| WHAT NEEDS TO BE DONE |
Reproduce each line of the material exactly, minus any picture.

| MATERIAL |
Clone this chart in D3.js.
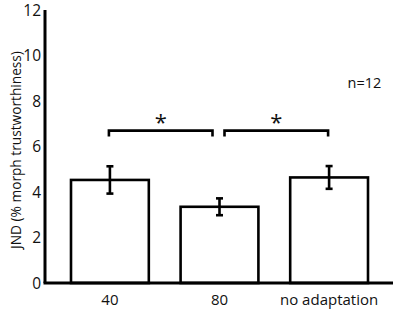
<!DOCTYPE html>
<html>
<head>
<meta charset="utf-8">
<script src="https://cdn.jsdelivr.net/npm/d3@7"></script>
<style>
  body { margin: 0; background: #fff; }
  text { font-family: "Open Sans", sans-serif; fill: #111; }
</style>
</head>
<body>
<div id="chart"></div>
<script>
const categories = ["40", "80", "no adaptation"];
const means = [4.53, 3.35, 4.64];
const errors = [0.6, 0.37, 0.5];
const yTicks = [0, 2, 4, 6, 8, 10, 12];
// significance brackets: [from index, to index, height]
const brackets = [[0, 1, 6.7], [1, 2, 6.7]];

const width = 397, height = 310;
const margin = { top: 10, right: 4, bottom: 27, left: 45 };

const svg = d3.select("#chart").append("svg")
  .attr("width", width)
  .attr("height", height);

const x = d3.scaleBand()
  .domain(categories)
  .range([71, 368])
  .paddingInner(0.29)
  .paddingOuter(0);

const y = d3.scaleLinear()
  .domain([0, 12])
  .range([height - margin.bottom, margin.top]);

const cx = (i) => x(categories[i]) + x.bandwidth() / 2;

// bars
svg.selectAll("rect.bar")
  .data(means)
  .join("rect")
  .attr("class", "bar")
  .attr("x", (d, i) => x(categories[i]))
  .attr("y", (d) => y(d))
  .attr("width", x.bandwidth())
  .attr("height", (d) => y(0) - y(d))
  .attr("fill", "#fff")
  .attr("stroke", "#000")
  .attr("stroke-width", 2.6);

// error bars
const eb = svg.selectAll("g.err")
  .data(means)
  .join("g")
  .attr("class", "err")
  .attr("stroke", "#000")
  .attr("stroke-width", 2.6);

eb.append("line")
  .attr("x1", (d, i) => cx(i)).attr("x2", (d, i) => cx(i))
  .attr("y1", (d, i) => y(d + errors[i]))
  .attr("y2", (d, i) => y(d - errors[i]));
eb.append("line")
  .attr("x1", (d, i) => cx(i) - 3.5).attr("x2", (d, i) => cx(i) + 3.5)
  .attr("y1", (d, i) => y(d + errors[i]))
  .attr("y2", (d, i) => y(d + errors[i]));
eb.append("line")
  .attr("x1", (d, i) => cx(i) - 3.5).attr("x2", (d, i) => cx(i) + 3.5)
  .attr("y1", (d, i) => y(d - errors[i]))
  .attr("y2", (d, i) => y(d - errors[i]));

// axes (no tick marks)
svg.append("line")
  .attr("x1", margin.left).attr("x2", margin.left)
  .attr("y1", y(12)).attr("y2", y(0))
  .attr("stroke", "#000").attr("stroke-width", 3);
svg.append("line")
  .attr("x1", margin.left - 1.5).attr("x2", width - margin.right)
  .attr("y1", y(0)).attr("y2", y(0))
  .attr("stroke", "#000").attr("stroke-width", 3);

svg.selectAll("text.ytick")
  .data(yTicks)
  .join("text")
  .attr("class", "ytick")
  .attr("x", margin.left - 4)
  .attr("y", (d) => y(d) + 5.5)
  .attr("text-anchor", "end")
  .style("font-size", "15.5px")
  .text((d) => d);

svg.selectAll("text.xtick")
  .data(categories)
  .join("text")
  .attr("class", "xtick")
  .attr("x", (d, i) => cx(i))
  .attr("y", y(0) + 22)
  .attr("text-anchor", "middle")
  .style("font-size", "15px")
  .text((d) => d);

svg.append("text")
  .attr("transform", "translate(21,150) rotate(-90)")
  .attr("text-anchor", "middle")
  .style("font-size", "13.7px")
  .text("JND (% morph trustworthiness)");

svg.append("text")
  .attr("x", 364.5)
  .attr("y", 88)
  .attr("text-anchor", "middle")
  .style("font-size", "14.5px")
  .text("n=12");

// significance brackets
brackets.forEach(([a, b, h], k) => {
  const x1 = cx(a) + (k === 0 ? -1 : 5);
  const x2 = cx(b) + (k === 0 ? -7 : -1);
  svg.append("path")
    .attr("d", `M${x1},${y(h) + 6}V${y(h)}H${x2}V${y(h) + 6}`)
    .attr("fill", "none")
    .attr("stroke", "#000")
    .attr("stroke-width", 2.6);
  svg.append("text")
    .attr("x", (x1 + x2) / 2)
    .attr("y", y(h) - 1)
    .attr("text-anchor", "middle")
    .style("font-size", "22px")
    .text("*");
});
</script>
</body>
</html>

| COMPLETED TASK |
Clone this chart in D3.js.
<!DOCTYPE html>
<html>
<head>
<meta charset="utf-8">
<script src="https://cdn.jsdelivr.net/npm/d3@7"></script>
<style>
  body { margin: 0; background: #fff; }
  text { font-family: "Open Sans", sans-serif; fill: #111; }
</style>
</head>
<body>
<div id="chart"></div>
<script>
const categories = ["40", "80", "no adaptation"];
const means = [4.53, 3.35, 4.64];
const errors = [0.6, 0.37, 0.5];
const yTicks = [0, 2, 4, 6, 8, 10, 12];
// significance brackets: [from index, to index, height]
const brackets = [[0, 1, 6.7], [1, 2, 6.7]];

const width = 397, height = 310;
const margin = { top: 10, right: 4, bottom: 27, left: 45 };

const svg = d3.select("#chart").append("svg")
  .attr("width", width)
  .attr("height", height);

const x = d3.scaleBand()
  .domain(categories)
  .range([71, 368])
  .paddingInner(0.29)
  .paddingOuter(0);

const y = d3.scaleLinear()
  .domain([0, 12])
  .range([height - margin.bottom, margin.top]);

const cx = (i) => x(categories[i]) + x.bandwidth() / 2;

// bars
svg.selectAll("rect.bar")
  .data(means)
  .join("rect")
  .attr("class", "bar")
  .attr("x", (d, i) => x(categories[i]))
  .attr("y", (d) => y(d))
  .attr("width", x.bandwidth())
  .attr("height", (d) => y(0) - y(d))
  .attr("fill", "#fff")
  .attr("stroke", "#000")
  .attr("stroke-width", 2.6);

// error bars
const eb = svg.selectAll("g.err")
  .data(means)
  .join("g")
  .attr("class", "err")
  .attr("stroke", "#000")
  .attr("stroke-width", 2.6);

eb.append("line")
  .attr("x1", (d, i) => cx(i)).attr("x2", (d, i) => cx(i))
  .attr("y1", (d, i) => y(d + errors[i]))
  .attr("y2", (d, i) => y(d - errors[i]));
eb.append("line")
  .attr("x1", (d, i) => cx(i) - 3.5).attr("x2", (d, i) => cx(i) + 3.5)
  .attr("y1", (d, i) => y(d + errors[i]))
  .attr("y2", (d, i) => y(d + errors[i]));
eb.append("line")
  .attr("x1", (d, i) => cx(i) - 3.5).attr("x2", (d, i) => cx(i) + 3.5)
  .attr("y1", (d, i) => y(d - errors[i]))
  .attr("y2", (d, i) => y(d - errors[i]));

// axes (no tick marks)
svg.append("line")
  .attr("x1", margin.left).attr("x2", margin.left)
  .attr("y1", y(12)).attr("y2", y(0))
  .attr("stroke", "#000").attr("stroke-width", 3);
svg.append("line")
  .attr("x1", margin.left - 1.5).attr("x2", width - margin.right)
  .attr("y1", y(0)).attr("y2", y(0))
  .attr("stroke", "#000").attr("stroke-width", 3);

svg.selectAll("text.ytick")
  .data(yTicks)
  .join("text")
  .attr("class", "ytick")
  .attr("x", margin.left - 4)
  .attr("y", (d) => y(d) + 5.5)
  .attr("text-anchor", "end")
  .style("font-size", "15.5px")
  .text((d) => d);

svg.selectAll("text.xtick")
  .data(categories)
  .join("text")
  .attr("class", "xtick")
  .attr("x", (d, i) => cx(i))
  .attr("y", y(0) + 22)
  .attr("text-anchor", "middle")
  .style("font-size", "15px")
  .text((d) => d);

svg.append("text")
  .attr("transform", "translate(21,150) rotate(-90)")
  .attr("text-anchor", "middle")
  .style("font-size", "13.7px")
  .text("JND (% morph trustworthiness)");

svg.append("text")
  .attr("x", 364.5)
  .attr("y", 88)
  .attr("text-anchor", "middle")
  .style("font-size", "14.5px")
  .text("n=12");

// significance brackets
brackets.forEach(([a, b, h], k) => {
  const x1 = cx(a) + (k === 0 ? -1 : 5);
  const x2 = cx(b) + (k === 0 ? -7 : -1);
  svg.append("path")
    .attr("d", `M${x1},${y(h) + 6}V${y(h)}H${x2}V${y(h) + 6}`)
    .attr("fill", "none")
    .attr("stroke", "#000")
    .attr("stroke-width", 2.6);
  svg.append("text")
    .attr("x", (x1 + x2) / 2)
    .attr("y", y(h) - 1)
    .attr("text-anchor", "middle")
    .style("font-size", "22px")
    .text("*");
});
</script>
</body>
</html>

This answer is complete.